The I Will Always Be Me story written by Jill Twiss incorporates crucial phrases into its thousand-word length. Once a user reads it aloud, the audio recording is processed and transformed into a voice model capable of synthesizing the reader’s voice to say whatever they wish through the kind of accessibility devices made famous by Dr. Stephen Hawking. The idea is to give the 80% of people with MND who lose the ability to speak to still have their own voice. The project began with Rolls Royce IT Innovation head Stuart Moss after his father died of MND. Intel and Dell worked with Rolls Royce and the MNDA to set up the website and story, with Intel donating the computing power to process and digitize the voice online and Dell donating computers to people with MND to record their voices.

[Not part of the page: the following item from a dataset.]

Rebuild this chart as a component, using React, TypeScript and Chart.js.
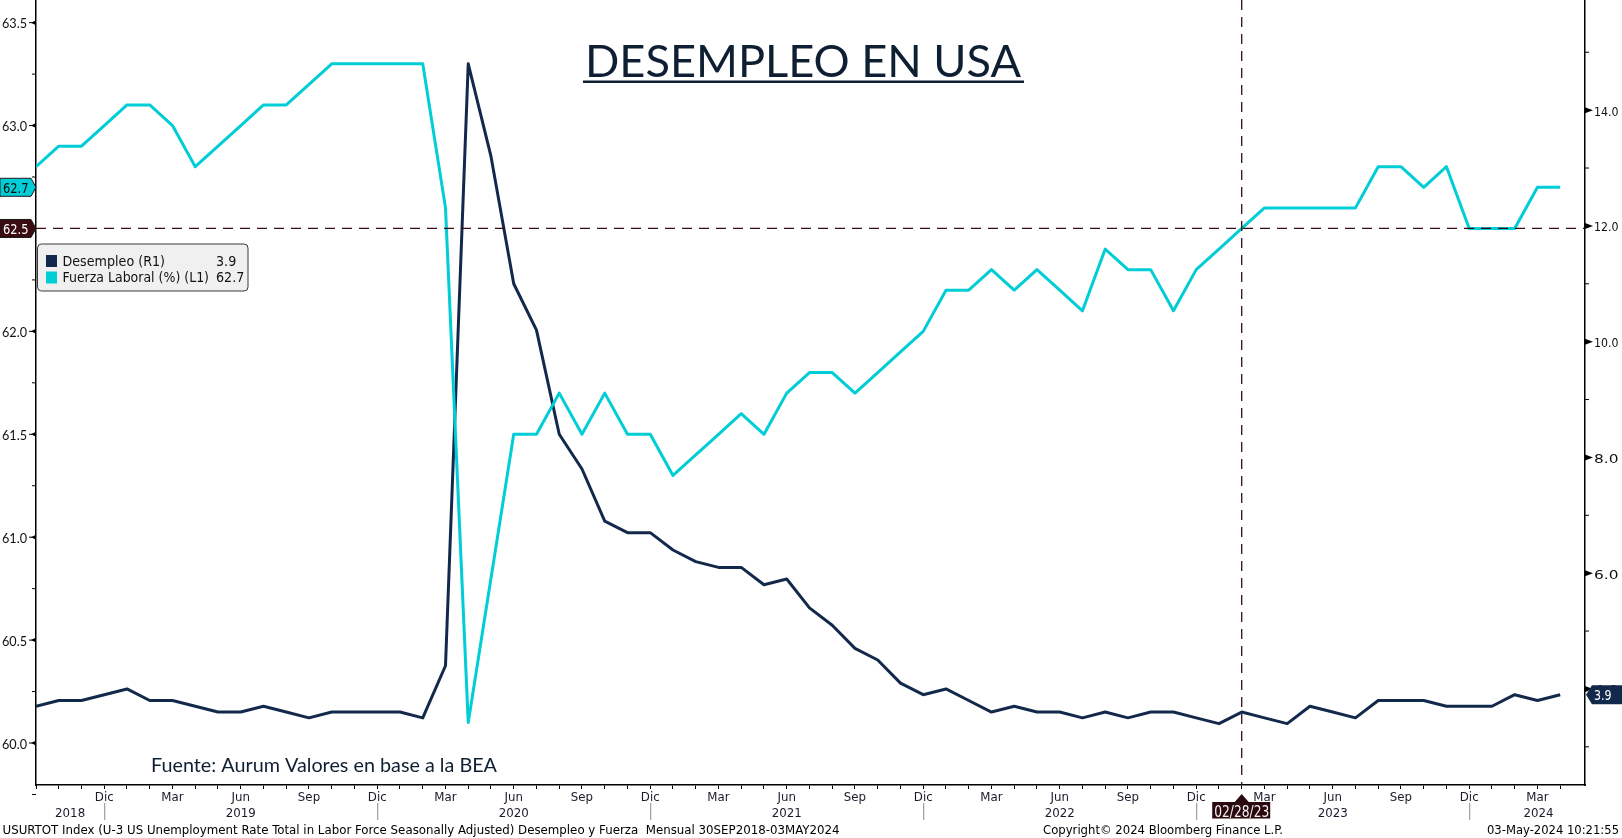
import React, { useEffect, useRef } from 'react';
import { Chart, registerables } from 'chart.js';

Chart.register(...registerables);

// Monthly observations, Sep 2018 – Apr 2024
const fechas = [
  '2018-09', '2018-10', '2018-11', '2018-12',
  '2019-01', '2019-02', '2019-03', '2019-04', '2019-05', '2019-06', '2019-07', '2019-08', '2019-09', '2019-10', '2019-11', '2019-12',
  '2020-01', '2020-02', '2020-03', '2020-04', '2020-05', '2020-06', '2020-07', '2020-08', '2020-09', '2020-10', '2020-11', '2020-12',
  '2021-01', '2021-02', '2021-03', '2021-04', '2021-05', '2021-06', '2021-07', '2021-08', '2021-09', '2021-10', '2021-11', '2021-12',
  '2022-01', '2022-02', '2022-03', '2022-04', '2022-05', '2022-06', '2022-07', '2022-08', '2022-09', '2022-10', '2022-11', '2022-12',
  '2023-01', '2023-02', '2023-03', '2023-04', '2023-05', '2023-06', '2023-07', '2023-08', '2023-09', '2023-10', '2023-11', '2023-12',
  '2024-01', '2024-02', '2024-03', '2024-04',
];

// Unemployment rate (%), right axis
const desempleo = [
  3.7, 3.8, 3.8, 3.9,
  4.0, 3.8, 3.8, 3.7, 3.6, 3.6, 3.7, 3.6, 3.5, 3.6, 3.6, 3.6,
  3.6, 3.5, 4.4, 14.8, 13.2, 11.0, 10.2, 8.4, 7.8, 6.9, 6.7, 6.7,
  6.4, 6.2, 6.1, 6.1, 5.8, 5.9, 5.4, 5.1, 4.7, 4.5, 4.1, 3.9,
  4.0, 3.8, 3.6, 3.7, 3.6, 3.6, 3.5, 3.6, 3.5, 3.6, 3.6, 3.5,
  3.4, 3.6, 3.5, 3.4, 3.7, 3.6, 3.5, 3.8, 3.8, 3.8, 3.7, 3.7,
  3.7, 3.9, 3.8, 3.9,
];

// Labour force participation rate (%), left axis
const fuerzaLaboral = [
  62.8, 62.9, 62.9, 63.0,
  63.1, 63.1, 63.0, 62.8, 62.9, 63.0, 63.1, 63.1, 63.2, 63.3, 63.3, 63.3,
  63.3, 63.3, 62.6, 60.1, 60.8, 61.5, 61.5, 61.7, 61.5, 61.7, 61.5, 61.5,
  61.3, 61.4, 61.5, 61.6, 61.5, 61.7, 61.8, 61.8, 61.7, 61.8, 61.9, 62.0,
  62.2, 62.2, 62.3, 62.2, 62.3, 62.2, 62.1, 62.4, 62.3, 62.3, 62.1, 62.3,
  62.4, 62.5, 62.6, 62.6, 62.6, 62.6, 62.6, 62.8, 62.8, 62.7, 62.8, 62.5,
  62.5, 62.5, 62.7, 62.7,
];

const nombresMes: Record<string, string> = { '12': 'Dic', '03': 'Mar', '06': 'Jun', '09': 'Sep' };
const ticksIzq = [60.0, 60.5, 61.0, 61.5, 62.0, 62.5, 63.0, 63.5];
const ticksIzqMenores = [59.75, 60.25, 60.75, 61.25, 61.75, 62.25, 62.75, 63.25];
const ticksDer = [4.0, 6.0, 8.0, 10.0, 12.0, 14.0];
const ticksDerMenores = [3.0, 5.0, 7.0, 9.0, 11.0, 13.0, 15.0];

const nivelReferencia = 62.5;
const fechaReferencia = '2023-02';
const etiquetaFechaReferencia = '02/28/23';

const titulo = 'DESEMPLEO EN USA';
const fuente = 'Fuente: Aurum Valores en base a la BEA';
const serieDesempleo = 'Desempleo (R1)';
const serieFuerza = 'Fuerza Laboral (%) (L1)';
const pieIzq = 'USURTOT Index (U-3 US Unemployment Rate Total in Labor Force Seasonally Adjusted) Desempleo y Fuerza  Mensual 30SEP2018-03MAY2024';
const pieCentro = 'Copyright\u00A9 2024 Bloomberg Finance L.P.';
const pieDer = '03-May-2024 10:21:55';

const AZUL = '#13294b';
const CIAN = '#00cdd6';
const GRANATE = '#3a0c12';

const BB_FONT = '"Liberation Sans Narrow", "DejaVu Sans Condensed", "Arial Narrow", sans-serif';
const ROUND_FONT = 'Lato, "Open Sans", sans-serif';
const TAG_FONT = '"DejaVu Sans", Verdana, sans-serif';

const X_MAX = 68.09;

type Align = 'left' | 'center' | 'right';

// Draws text, optionally stretched horizontally to a given width (or by factor k).
function texto(
  ctx: CanvasRenderingContext2D, s: string, x: number, y: number, font: string,
  color: string, align: Align, opts: { width?: number; k?: number } = {}
) {
  ctx.save();
  ctx.font = font;
  ctx.fillStyle = color;
  ctx.textBaseline = 'alphabetic';
  ctx.textAlign = 'left';
  const w = ctx.measureText(s).width;
  const k = opts.width ? opts.width / w : (opts.k ?? 1);
  const dw = w * k;
  let left = x;
  if (align === 'center') left = x - dw / 2;
  else if (align === 'right') left = x - dw;
  ctx.translate(left, y);
  ctx.scale(k, 1);
  ctx.fillText(s, 0, 0);
  ctx.restore();
}

function etiquetaIzq(ctx: CanvasRenderingContext2D, yc: number, tip: number, fill: string, fg: string, s: string) {
  const h = 9;
  ctx.save();
  ctx.beginPath();
  ctx.moveTo(0, yc - h);
  ctx.lineTo(tip - 5, yc - h);
  ctx.lineTo(tip, yc);
  ctx.lineTo(tip - 5, yc + h);
  ctx.lineTo(0, yc + h);
  ctx.closePath();
  ctx.fillStyle = fill;
  ctx.fill();
  ctx.strokeStyle = '#1a1a1a';
  ctx.lineWidth = 1;
  ctx.stroke();
  ctx.restore();
  texto(ctx, s, 3, yc + 5.5, `14px ${TAG_FONT}`, fg, 'left', { width: 25.5 });
}

const decoracion = {
  id: 'decoracion',
  afterDatasetsDraw(chart: any) {
    const { ctx, chartArea: a, scales } = chart;
    const yRef = scales.y.getPixelForValue(nivelReferencia);
    const xRef = scales.x.getPixelForValue(fechas.indexOf(fechaReferencia));
    ctx.save();
    ctx.strokeStyle = GRANATE;
    ctx.lineWidth = 1.3;
    ctx.setLineDash([10, 7]);
    ctx.beginPath();
    ctx.moveTo(a.left, yRef);
    ctx.lineTo(a.right, yRef);
    ctx.stroke();
    ctx.beginPath();
    ctx.moveTo(xRef, a.top);
    ctx.lineTo(xRef, a.bottom);
    ctx.stroke();
    ctx.restore();
  },
  afterDraw(chart: any) {
    const { ctx, chartArea: a, scales } = chart;
    const sx = scales.x, yl = scales.y, yr = scales.y2;

    // width factor for the narrow terminal-style font
    ctx.save();
    ctx.font = `13px ${BB_FONT}`;
    const k = 837 / ctx.measureText(pieIzq).width;
    ctx.restore();

    // title
    texto(ctx, titulo, 585, 77, `44px ${ROUND_FONT}`, '#0f1f33', 'left', { width: 436 });
    ctx.fillStyle = '#0f1f33';
    ctx.fillRect(583, 80.5, 441, 2.5);

    // source note
    texto(ctx, fuente, 151, 772, `19px ${ROUND_FONT}`, '#0f1f33', 'left', { width: 346 });

    // left axis ticks and labels
    ctx.save();
    ctx.fillStyle = '#000';
    ctx.strokeStyle = '#000';
    ctx.lineWidth = 1;
    for (const v of ticksIzqMenores) {
      const y = yl.getPixelForValue(v);
      ctx.beginPath();
      ctx.moveTo(a.left - 4, y);
      ctx.lineTo(a.left, y);
      ctx.stroke();
    }
    for (const v of ticksIzq) {
      const y = yl.getPixelForValue(v);
      ctx.beginPath();
      ctx.moveTo(a.left - 7, y);
      ctx.lineTo(a.left, y);
      ctx.stroke();
      ctx.beginPath();
      ctx.moveTo(a.left, y - 2.5);
      ctx.lineTo(a.left, y + 2.5);
      ctx.lineTo(a.left - 5, y);
      ctx.closePath();
      ctx.fill();
      texto(ctx, v.toFixed(1), 27, y + 5.5, `13px ${ROUND_FONT}`, '#111', 'right', { width: 25 });
    }
    // right axis ticks and labels
    for (const v of ticksDerMenores) {
      const y = yr.getPixelForValue(v);
      ctx.beginPath();
      ctx.moveTo(a.right, y);
      ctx.lineTo(a.right + 4, y);
      ctx.stroke();
    }
    for (const v of ticksDer) {
      const y = yr.getPixelForValue(v);
      ctx.beginPath();
      ctx.moveTo(a.right, y - 3);
      ctx.lineTo(a.right, y + 3);
      ctx.lineTo(a.right + 8, y);
      ctx.closePath();
      ctx.fill();
      texto(ctx, v.toFixed(1), 1594, y + 5.5, `13px ${TAG_FONT}`, '#111', 'left', { width: 24.5 });
    }
    ctx.restore();

    // month labels, year labels and year separators (first month sits on the axis, unlabeled)
    const yBase = a.bottom;
    fechas.forEach((f, i) => {
      const m = f.slice(5);
      const nm = nombresMes[m];
      if (nm && i > 0) {
        texto(ctx, nm, sx.getPixelForValue(i), yBase + 15.5, `13px ${BB_FONT}`, '#1a1a2a', 'center', { k });
      }
      if (m === '12') {
        const x = sx.getPixelForValue(i);
        ctx.save();
        ctx.strokeStyle = '#8a8a8a';
        ctx.lineWidth = 1;
        ctx.beginPath();
        ctx.moveTo(x + 0.5, yBase + 18);
        ctx.lineTo(x + 0.5, yBase + 35);
        ctx.stroke();
        ctx.restore();
      }
    });
    const anos = Array.from(new Set(fechas.map((f) => f.slice(0, 4))));
    for (const ano of anos) {
      const idx = fechas.map((f, i) => (f.startsWith(ano) ? i : -1)).filter((i) => i >= 0);
      const ene = idx[0] - (parseInt(fechas[idx[0]].slice(5), 10) - 1);
      const dic = ene + 11;
      let pos: number;
      if (ene >= 0 && dic <= X_MAX) pos = ene + 5;
      else pos = (Math.max(ene, 0) + Math.min(dic, X_MAX)) / 2;
      texto(ctx, ano, sx.getPixelForValue(pos), yBase + 31.5, `13px ${BB_FONT}`, '#1a1a2a', 'center', { k });
    }

    // footer
    texto(ctx, pieIzq, 2.5, 834, `13px ${BB_FONT}`, '#000', 'left', { width: 837 });
    texto(ctx, pieCentro, 1043, 834, `13px ${BB_FONT}`, '#000', 'left', { width: 240 });
    texto(ctx, pieDer, 1619, 834, `13px ${BB_FONT}`, '#000', 'right', { width: 132 });

    // reference date tag on the time axis
    const xRef = sx.getPixelForValue(fechas.indexOf(fechaReferencia));
    ctx.save();
    ctx.fillStyle = '#2b0a0f';
    ctx.beginPath();
    ctx.moveTo(xRef, yBase + 9);
    ctx.lineTo(xRef + 7, yBase + 17);
    ctx.lineTo(xRef - 7, yBase + 17);
    ctx.closePath();
    ctx.fill();
    ctx.fillRect(xRef - 29.5, yBase + 17, 58, 16.5);
    ctx.restore();
    texto(ctx, etiquetaFechaReferencia, xRef, yBase + 31.5, `15px ${BB_FONT}`, '#f4f4f4', 'center', { width: 55 });

    // value tags on the axes
    const ultDes = desempleo[desempleo.length - 1];
    const ultFue = fuerzaLaboral[fuerzaLaboral.length - 1];
    etiquetaIzq(ctx, yl.getPixelForValue(ultFue), a.left, CIAN, '#0a0a0a', ultFue.toFixed(1));
    etiquetaIzq(ctx, yl.getPixelForValue(nivelReferencia), a.left, GRANATE, '#ffffff', nivelReferencia.toFixed(1));

    const yc = yr.getPixelForValue(ultDes);
    ctx.save();
    ctx.beginPath();
    ctx.moveTo(a.right + 1, yc);
    ctx.lineTo(a.right + 7, yc - 9.5);
    ctx.lineTo(1622, yc - 9.5);
    ctx.lineTo(1622, yc + 9.5);
    ctx.lineTo(a.right + 7, yc + 9.5);
    ctx.closePath();
    ctx.fillStyle = AZUL;
    ctx.fill();
    ctx.restore();
    texto(ctx, ultDes.toFixed(1), 1594, yc + 5.5, `14px ${TAG_FONT}`, '#ffffff', 'left', { width: 17.5 });

    // legend
    ctx.save();
    const lx = 37.5, ly = 244, lw = 210.5, lh = 47;
    ctx.beginPath();
    ctx.roundRect(lx, ly, lw, lh, 4);
    ctx.fillStyle = '#f0f0f0';
    ctx.fill();
    ctx.strokeStyle = '#3a3a3a';
    ctx.lineWidth = 1;
    ctx.stroke();
    ctx.fillStyle = AZUL;
    ctx.fillRect(46, 255, 11, 12);
    ctx.fillStyle = CIAN;
    ctx.fillRect(46, 271.5, 11, 12);
    ctx.restore();
    texto(ctx, serieDesempleo, 62.5, 266, `14px ${BB_FONT}`, '#111', 'left', { k });
    texto(ctx, serieFuerza, 62.5, 282, `14px ${BB_FONT}`, '#111', 'left', { width: 146.5 });
    texto(ctx, ultDes.toFixed(1), 216, 266, `14px ${BB_FONT}`, '#111', 'left', { k });
    texto(ctx, ultFue.toFixed(1), 216, 282, `14px ${BB_FONT}`, '#111', 'left', { k });
  },
};

export default function App() {
  const ref = useRef<HTMLCanvasElement>(null);

  useEffect(() => {
    if (!ref.current) return;
    const chart = new Chart(ref.current, {
      type: 'line',
      data: {
        datasets: [
          {
            label: serieFuerza,
            data: fuerzaLaboral.map((v, i) => ({ x: i, y: v })),
            yAxisID: 'y',
            borderColor: CIAN,
            borderWidth: 3,
            pointRadius: 0,
            tension: 0,
            borderJoinStyle: 'round',
            order: 0,
          },
          {
            label: serieDesempleo,
            data: desempleo.map((v, i) => ({ x: i, y: v })),
            yAxisID: 'y2',
            borderColor: AZUL,
            borderWidth: 3,
            pointRadius: 0,
            tension: 0,
            borderJoinStyle: 'round',
            order: 1,
          },
        ],
      },
      options: {
        responsive: false,
        animation: false,
        devicePixelRatio: 1,
        layout: { padding: 0 },
        plugins: {
          legend: { display: false },
          tooltip: { enabled: false },
          title: { display: false },
        },
        scales: {
          x: {
            type: 'linear',
            position: 'bottom',
            min: 0,
            max: X_MAX,
            afterBuildTicks: (s: any) => {
              s.ticks = fechas.map((_, i) => ({ value: i }));
            },
            afterFit: (s: any) => {
              s.height = 53;
            },
            ticks: { display: false },
            grid: { display: true, drawOnChartArea: false, drawTicks: true, tickLength: 4, color: '#000', lineWidth: 1 },
            border: { display: true, color: '#000', width: 1.5 },
          },
          y: {
            type: 'linear',
            position: 'left',
            min: 59.796,
            max: 63.61,
            afterFit: (s: any) => {
              s.width = 36;
            },
            ticks: { display: false },
            grid: { display: false },
            border: { display: true, color: '#000', width: 1.5 },
          },
          y2: {
            type: 'linear',
            position: 'right',
            min: 2.34,
            max: 15.903,
            afterFit: (s: any) => {
              s.width = 37;
            },
            ticks: { display: false },
            grid: { display: false },
            border: { display: true, color: '#000', width: 1.5 },
          },
        },
      },
      plugins: [decoracion],
    } as any);
    return () => chart.destroy();
  }, []);

  return (
    <div style={{ position: 'absolute', left: 0, top: 0, width: 1622, height: 838, background: '#ffffff' }}>
      <canvas ref={ref} width={1622} height={838} style={{ display: 'block' }} />
    </div>
  );
}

“Together with our partners, we are bringing voice banking and digitization technology from a niche use case to a mainstream audience while discovering innovation pathways for how technology can address more accessibility challenges,” Intel director of accessibility Darryl Adams said.

Synthetic Accessibility

Synthetic voices are popping up in more places as the technology improves and people experiment with using them for entertainment and accessibility. Val Kilmer, whose illness has left him unable to speak, has begun experimenting with a synthetic version of his own voice, and startups like Lovo, Veritone, and Wellsaid are all finding plenty of interest in developing similar voice cloning tools. Tech giants are rolling out their own approaches toward voice accessibility for people with limited or impaired speech, like Google’s recent Project Relate, an outgrowth of its Project Euphonia. Alexa has its tools for allowing direct control by those with speech impairments thanks to Amazon’s partnership with speech recognition technology startup Voiceitt, which offers an iOS app to help people with atypical and impaired speech communicate. Apple has dipped its toe in the field, researching techniques to help Siri know when someone is stuttering to compensate and ensure it doesn’t interrupt or misunderstand the user. The broader usage of I Will Always Be Me goes toward the project’s goal of making voice clones an integral part of accessibility technology.

“What I think is brilliant about this project is that you’re asking people to do something that’s very natural to them,” Intel director of human & AI systems research lab Lama Nachman said. “True accessibility is about recognizing the human experience and building around it.”